* **Records to process**:
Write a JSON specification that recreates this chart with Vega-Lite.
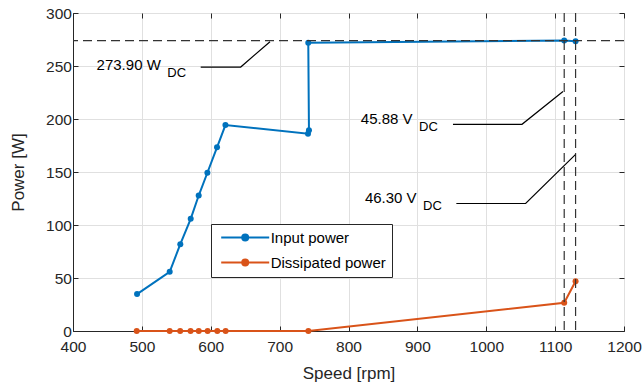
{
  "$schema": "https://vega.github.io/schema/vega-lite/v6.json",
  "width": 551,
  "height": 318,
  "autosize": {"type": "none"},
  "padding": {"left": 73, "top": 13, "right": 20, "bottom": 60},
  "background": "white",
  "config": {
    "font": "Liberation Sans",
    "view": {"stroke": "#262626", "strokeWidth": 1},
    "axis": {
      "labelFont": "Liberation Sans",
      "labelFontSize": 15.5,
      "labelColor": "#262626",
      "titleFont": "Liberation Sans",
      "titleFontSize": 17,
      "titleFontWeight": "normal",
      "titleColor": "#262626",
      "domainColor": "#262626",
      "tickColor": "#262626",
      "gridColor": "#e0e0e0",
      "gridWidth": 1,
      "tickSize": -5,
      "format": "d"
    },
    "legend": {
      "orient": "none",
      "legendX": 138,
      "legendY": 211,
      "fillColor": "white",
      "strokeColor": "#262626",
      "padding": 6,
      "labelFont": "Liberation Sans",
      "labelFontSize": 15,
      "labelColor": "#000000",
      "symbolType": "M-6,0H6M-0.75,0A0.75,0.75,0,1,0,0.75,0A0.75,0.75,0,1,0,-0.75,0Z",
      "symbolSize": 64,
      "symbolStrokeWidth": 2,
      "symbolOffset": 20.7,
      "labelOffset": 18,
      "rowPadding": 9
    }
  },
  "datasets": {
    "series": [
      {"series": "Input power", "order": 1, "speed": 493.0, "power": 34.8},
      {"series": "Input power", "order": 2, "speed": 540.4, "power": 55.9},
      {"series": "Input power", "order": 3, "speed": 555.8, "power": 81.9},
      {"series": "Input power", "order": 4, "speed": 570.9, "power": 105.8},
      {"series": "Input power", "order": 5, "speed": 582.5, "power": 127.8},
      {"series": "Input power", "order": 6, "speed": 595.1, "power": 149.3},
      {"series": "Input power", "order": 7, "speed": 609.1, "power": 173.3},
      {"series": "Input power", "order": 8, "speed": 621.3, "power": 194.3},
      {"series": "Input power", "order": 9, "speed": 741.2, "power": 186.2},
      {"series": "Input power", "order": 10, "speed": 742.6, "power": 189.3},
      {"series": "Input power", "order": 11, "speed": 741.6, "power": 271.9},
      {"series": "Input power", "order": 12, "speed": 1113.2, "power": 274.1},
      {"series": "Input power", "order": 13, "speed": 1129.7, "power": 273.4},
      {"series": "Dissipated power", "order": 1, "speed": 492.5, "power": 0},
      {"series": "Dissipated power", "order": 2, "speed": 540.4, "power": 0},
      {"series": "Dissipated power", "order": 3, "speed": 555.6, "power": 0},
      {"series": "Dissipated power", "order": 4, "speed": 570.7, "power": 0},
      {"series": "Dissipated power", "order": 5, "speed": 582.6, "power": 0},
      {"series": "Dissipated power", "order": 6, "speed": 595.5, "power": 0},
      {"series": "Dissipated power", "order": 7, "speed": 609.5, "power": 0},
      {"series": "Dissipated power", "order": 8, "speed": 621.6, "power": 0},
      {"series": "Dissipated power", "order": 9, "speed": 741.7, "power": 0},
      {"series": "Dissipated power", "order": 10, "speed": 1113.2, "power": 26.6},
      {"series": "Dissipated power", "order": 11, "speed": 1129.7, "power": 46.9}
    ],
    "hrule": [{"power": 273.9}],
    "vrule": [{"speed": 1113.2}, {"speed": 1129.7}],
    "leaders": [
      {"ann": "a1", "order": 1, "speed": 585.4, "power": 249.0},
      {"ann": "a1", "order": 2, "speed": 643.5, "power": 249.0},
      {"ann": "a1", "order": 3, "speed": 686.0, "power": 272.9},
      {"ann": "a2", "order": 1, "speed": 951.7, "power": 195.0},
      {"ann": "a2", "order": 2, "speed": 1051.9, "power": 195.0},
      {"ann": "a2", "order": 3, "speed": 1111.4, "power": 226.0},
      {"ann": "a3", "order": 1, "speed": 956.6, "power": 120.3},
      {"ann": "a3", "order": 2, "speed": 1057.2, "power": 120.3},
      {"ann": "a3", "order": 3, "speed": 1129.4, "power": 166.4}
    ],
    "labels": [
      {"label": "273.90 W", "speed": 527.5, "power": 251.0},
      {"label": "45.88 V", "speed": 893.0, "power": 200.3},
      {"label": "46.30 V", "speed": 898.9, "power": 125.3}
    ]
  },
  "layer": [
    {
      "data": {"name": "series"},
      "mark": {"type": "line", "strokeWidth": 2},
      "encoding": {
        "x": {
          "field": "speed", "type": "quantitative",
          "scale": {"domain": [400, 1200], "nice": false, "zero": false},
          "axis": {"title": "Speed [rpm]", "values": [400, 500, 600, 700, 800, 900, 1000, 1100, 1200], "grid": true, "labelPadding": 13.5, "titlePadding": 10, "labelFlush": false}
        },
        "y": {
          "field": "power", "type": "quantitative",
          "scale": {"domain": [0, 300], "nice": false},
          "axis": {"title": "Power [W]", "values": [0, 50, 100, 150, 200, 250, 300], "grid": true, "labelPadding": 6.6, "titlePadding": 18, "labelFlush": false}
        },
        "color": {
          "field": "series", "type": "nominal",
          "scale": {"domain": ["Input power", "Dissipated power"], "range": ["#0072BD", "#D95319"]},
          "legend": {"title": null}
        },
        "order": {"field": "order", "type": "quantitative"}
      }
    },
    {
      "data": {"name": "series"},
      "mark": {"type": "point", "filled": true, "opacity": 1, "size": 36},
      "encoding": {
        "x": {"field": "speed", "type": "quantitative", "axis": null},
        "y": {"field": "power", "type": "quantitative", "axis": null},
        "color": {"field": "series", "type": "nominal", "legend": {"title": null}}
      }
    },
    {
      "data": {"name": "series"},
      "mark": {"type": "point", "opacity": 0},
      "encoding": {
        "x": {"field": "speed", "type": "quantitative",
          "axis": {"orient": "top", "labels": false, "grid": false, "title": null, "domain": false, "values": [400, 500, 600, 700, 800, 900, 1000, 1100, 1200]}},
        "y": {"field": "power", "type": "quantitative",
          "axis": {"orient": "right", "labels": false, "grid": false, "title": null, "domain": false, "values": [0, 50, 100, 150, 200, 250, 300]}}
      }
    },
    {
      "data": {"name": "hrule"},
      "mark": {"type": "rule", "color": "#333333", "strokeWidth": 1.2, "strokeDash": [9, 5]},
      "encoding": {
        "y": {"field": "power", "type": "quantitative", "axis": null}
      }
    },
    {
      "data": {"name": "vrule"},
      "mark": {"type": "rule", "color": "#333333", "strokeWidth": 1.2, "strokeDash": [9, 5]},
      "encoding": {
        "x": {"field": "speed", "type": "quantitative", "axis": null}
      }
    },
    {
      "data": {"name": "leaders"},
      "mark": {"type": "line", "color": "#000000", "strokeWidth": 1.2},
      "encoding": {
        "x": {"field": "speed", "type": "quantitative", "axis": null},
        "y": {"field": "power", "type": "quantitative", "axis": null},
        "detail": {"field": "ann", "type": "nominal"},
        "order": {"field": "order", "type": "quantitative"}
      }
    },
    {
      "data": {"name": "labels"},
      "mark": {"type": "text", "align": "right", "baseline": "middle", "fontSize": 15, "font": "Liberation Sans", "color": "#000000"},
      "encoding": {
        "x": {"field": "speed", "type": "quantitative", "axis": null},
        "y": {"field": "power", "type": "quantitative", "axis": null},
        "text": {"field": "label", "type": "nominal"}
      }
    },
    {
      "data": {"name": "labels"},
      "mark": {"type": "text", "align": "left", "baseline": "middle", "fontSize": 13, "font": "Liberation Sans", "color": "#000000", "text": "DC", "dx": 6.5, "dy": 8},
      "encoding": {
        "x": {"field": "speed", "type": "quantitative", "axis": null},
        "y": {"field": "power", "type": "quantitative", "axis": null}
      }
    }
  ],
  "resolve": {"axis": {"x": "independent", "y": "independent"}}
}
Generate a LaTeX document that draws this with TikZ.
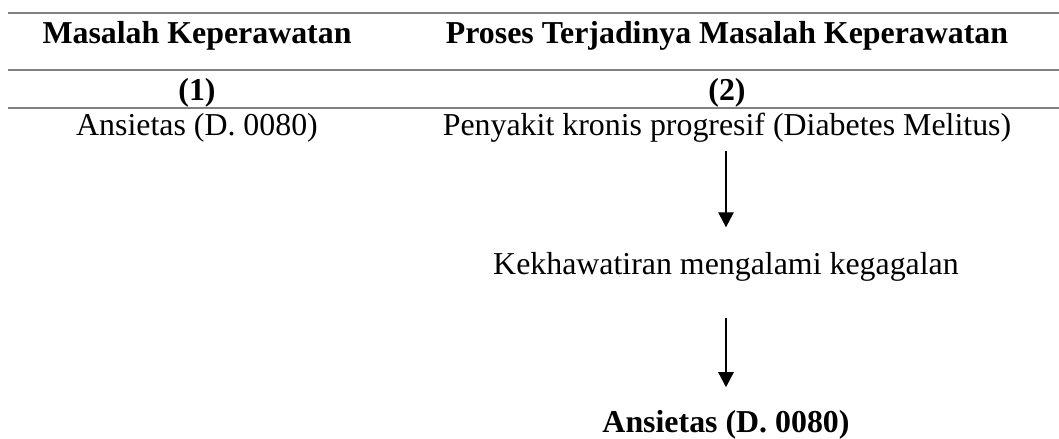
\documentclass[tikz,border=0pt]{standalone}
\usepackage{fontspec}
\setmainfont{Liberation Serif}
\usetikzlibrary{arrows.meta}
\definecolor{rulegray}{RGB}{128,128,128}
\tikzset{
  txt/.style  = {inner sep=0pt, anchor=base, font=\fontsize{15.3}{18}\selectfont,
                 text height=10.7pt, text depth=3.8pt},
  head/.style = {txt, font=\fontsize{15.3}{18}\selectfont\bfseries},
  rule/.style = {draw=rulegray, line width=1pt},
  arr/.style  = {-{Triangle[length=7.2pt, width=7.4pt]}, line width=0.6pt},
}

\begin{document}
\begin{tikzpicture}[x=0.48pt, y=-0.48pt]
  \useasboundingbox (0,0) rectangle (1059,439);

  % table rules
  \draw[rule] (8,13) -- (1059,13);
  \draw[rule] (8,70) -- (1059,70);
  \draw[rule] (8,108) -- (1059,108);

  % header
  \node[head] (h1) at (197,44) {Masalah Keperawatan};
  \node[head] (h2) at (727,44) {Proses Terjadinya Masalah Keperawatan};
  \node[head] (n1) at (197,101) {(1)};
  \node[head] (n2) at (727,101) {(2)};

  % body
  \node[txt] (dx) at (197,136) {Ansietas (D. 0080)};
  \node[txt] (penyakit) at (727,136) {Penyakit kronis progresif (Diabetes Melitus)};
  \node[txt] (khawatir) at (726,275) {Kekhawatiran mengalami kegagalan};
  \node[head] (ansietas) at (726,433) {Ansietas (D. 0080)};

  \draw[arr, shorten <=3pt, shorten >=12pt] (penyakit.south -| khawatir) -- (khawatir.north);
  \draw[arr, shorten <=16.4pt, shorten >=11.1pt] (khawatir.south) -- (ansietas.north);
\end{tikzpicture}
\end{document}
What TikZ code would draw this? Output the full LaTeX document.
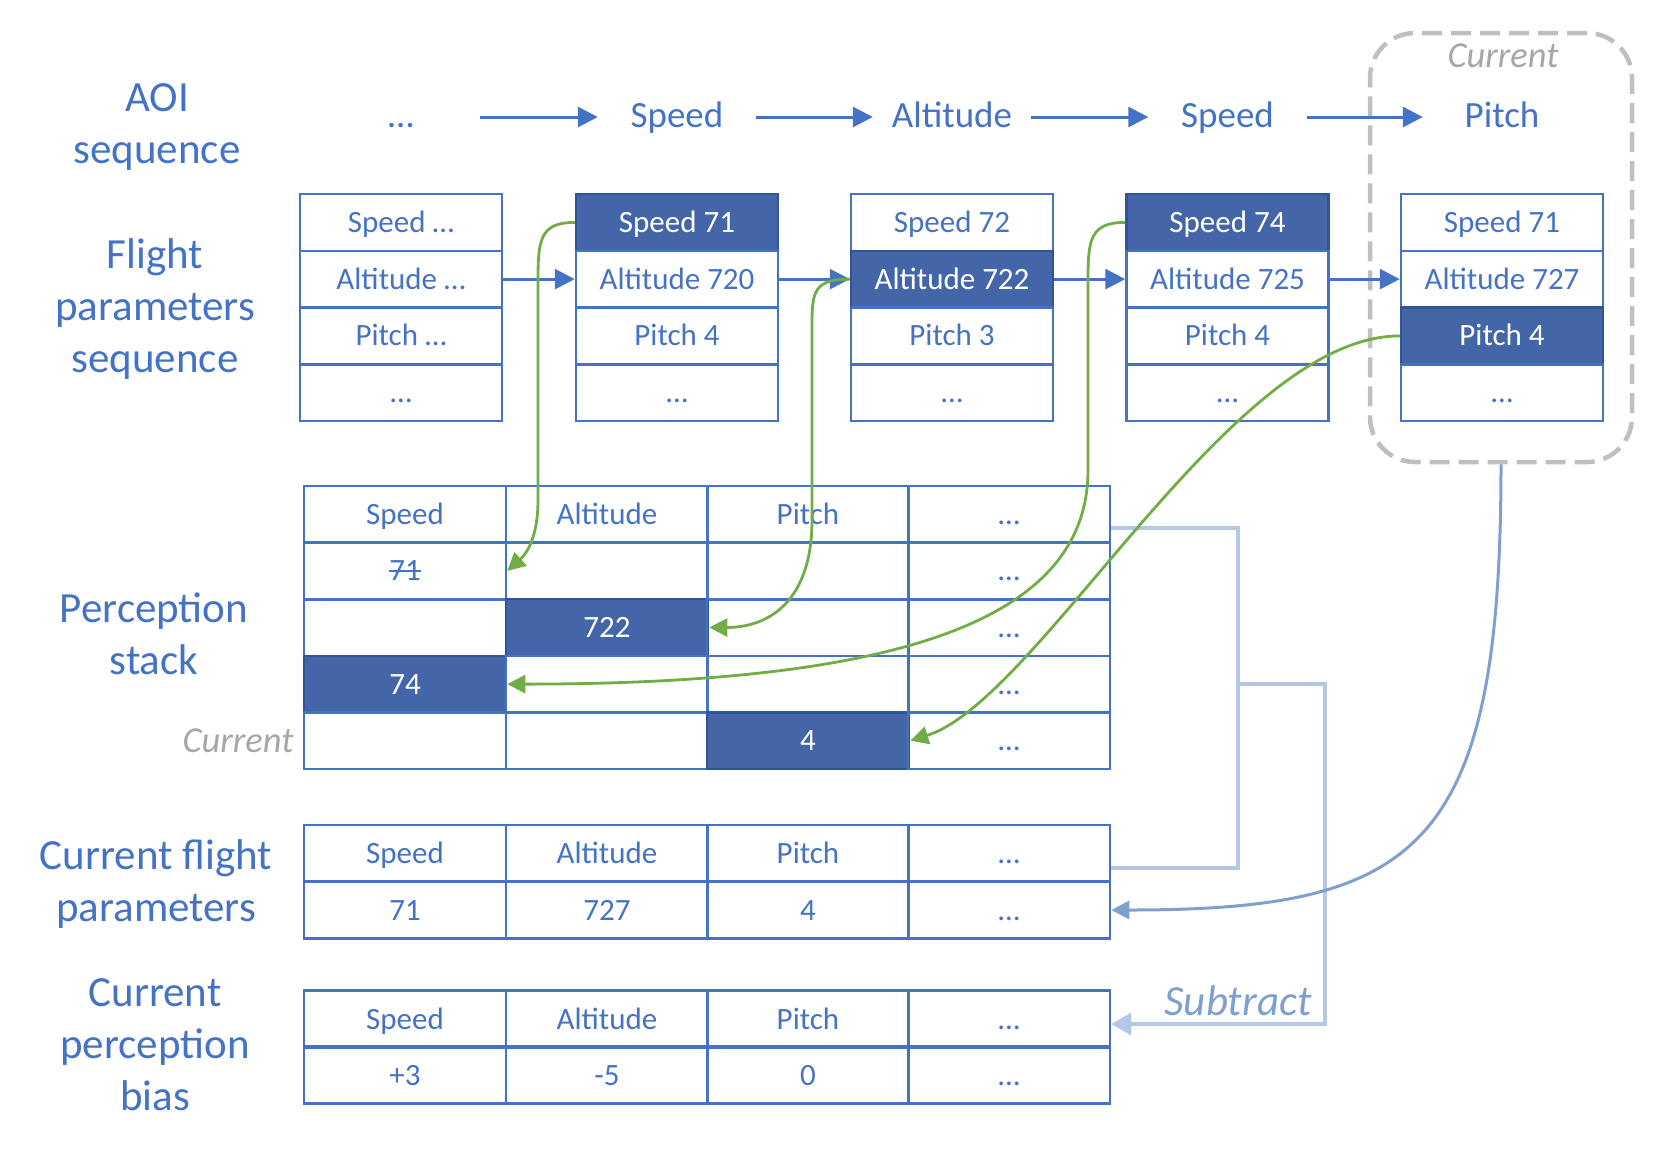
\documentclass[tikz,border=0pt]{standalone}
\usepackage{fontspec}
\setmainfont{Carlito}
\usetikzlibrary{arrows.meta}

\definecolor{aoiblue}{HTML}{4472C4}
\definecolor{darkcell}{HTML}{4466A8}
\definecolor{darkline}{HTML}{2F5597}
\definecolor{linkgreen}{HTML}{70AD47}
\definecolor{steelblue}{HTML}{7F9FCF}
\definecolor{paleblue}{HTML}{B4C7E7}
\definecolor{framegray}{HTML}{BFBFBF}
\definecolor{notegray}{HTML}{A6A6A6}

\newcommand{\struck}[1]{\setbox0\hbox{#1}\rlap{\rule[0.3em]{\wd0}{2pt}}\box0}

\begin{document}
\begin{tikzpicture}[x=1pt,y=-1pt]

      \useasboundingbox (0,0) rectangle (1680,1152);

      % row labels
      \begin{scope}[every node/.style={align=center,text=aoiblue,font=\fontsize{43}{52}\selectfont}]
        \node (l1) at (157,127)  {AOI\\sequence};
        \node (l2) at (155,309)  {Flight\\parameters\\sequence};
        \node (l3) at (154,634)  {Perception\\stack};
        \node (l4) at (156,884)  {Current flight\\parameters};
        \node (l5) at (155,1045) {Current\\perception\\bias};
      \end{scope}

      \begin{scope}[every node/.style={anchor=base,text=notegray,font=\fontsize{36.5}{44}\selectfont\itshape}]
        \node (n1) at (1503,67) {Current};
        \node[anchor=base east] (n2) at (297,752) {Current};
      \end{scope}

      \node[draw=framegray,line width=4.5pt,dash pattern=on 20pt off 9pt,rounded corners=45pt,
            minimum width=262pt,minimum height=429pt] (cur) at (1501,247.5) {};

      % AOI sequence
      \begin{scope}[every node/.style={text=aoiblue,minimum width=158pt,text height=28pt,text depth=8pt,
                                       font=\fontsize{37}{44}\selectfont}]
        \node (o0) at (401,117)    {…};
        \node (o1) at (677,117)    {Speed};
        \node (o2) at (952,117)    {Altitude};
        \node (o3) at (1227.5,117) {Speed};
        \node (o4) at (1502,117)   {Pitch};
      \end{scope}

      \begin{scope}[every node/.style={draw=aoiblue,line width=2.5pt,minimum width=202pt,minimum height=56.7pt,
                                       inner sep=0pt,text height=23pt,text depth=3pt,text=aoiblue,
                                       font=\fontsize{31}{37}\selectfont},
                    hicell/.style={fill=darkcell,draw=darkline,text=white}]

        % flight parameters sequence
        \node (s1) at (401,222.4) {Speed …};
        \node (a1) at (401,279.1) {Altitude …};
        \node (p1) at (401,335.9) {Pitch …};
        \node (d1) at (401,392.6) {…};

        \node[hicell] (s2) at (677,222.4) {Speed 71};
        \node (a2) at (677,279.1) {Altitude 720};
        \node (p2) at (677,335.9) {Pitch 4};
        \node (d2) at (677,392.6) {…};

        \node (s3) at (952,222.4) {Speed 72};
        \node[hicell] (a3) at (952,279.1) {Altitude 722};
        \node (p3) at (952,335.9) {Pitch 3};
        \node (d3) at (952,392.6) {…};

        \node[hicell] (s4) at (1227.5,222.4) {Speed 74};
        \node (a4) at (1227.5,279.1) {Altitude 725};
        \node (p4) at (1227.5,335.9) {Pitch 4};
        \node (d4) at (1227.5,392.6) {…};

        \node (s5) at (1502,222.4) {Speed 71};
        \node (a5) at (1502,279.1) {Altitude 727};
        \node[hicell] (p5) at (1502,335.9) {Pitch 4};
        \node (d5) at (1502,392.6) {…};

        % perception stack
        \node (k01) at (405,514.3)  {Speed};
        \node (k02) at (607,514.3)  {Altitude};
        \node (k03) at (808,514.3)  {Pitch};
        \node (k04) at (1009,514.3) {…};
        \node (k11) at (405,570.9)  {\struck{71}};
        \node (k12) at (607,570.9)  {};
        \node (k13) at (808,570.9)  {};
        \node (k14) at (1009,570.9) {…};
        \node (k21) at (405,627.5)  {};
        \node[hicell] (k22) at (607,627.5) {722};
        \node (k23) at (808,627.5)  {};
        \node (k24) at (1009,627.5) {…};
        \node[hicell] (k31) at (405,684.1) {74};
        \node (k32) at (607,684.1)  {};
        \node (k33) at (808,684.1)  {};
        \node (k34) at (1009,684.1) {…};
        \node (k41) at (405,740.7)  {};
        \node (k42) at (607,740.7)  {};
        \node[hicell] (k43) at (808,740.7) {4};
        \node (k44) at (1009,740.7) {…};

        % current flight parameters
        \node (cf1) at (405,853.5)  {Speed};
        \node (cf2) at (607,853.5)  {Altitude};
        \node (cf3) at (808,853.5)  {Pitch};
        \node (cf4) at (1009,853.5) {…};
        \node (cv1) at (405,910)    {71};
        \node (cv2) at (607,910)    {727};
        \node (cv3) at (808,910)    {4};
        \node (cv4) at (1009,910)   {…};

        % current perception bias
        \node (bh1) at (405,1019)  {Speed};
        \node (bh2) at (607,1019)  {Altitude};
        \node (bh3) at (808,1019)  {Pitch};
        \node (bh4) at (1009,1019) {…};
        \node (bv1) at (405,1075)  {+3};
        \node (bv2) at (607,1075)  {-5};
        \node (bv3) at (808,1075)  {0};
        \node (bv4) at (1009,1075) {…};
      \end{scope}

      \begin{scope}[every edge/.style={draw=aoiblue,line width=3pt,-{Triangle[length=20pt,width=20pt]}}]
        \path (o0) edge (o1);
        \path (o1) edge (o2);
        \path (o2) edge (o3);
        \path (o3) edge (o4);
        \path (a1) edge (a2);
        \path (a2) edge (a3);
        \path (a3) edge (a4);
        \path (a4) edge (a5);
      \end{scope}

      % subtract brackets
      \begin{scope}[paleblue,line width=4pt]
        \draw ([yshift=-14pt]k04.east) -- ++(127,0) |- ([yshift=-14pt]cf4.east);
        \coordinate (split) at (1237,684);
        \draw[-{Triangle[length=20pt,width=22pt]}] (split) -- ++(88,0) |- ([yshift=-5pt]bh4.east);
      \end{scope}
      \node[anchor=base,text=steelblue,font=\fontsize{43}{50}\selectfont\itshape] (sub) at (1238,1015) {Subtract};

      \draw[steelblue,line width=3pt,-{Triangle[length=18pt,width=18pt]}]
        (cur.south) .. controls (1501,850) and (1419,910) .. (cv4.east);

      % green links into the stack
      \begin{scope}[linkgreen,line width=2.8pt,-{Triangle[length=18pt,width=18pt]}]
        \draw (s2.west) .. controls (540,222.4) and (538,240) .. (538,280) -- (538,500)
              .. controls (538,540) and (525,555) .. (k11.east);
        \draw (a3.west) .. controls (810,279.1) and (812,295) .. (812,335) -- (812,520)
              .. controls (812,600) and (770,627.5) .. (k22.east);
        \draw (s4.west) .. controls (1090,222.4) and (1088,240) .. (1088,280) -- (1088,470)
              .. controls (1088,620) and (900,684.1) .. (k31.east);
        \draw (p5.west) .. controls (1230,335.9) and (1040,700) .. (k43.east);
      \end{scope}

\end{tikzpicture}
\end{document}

* **Short task**:
Take out nothing but the lines from the one containing "Generate a LaTeX" to the one containing "(ansietas) at (726,433)", inclusive, retyped exactly. Drop the pictures.

* **Full response**:
Generate a LaTeX document that draws this with TikZ.
\documentclass[tikz,border=0pt]{standalone}
\usepackage{fontspec}
\setmainfont{Liberation Serif}
\usetikzlibrary{arrows.meta}
\definecolor{rulegray}{RGB}{128,128,128}
\tikzset{
  txt/.style  = {inner sep=0pt, anchor=base, font=\fontsize{15.3}{18}\selectfont,
                 text height=10.7pt, text depth=3.8pt},
  head/.style = {txt, font=\fontsize{15.3}{18}\selectfont\bfseries},
  rule/.style = {draw=rulegray, line width=1pt},
  arr/.style  = {-{Triangle[length=7.2pt, width=7.4pt]}, line width=0.6pt},
}

\begin{document}
\begin{tikzpicture}[x=0.48pt, y=-0.48pt]
  \useasboundingbox (0,0) rectangle (1059,439);

  % table rules
  \draw[rule] (8,13) -- (1059,13);
  \draw[rule] (8,70) -- (1059,70);
  \draw[rule] (8,108) -- (1059,108);

  % header
  \node[head] (h1) at (197,44) {Masalah Keperawatan};
  \node[head] (h2) at (727,44) {Proses Terjadinya Masalah Keperawatan};
  \node[head] (n1) at (197,101) {(1)};
  \node[head] (n2) at (727,101) {(2)};

  % body
  \node[txt] (dx) at (197,136) {Ansietas (D. 0080)};
  \node[txt] (penyakit) at (727,136) {Penyakit kronis progresif (Diabetes Melitus)};
  \node[txt] (khawatir) at (726,275) {Kekhawatiran mengalami kegagalan};
  \node[head] (ansietas) at (726,433) {Ansietas (D. 0080)};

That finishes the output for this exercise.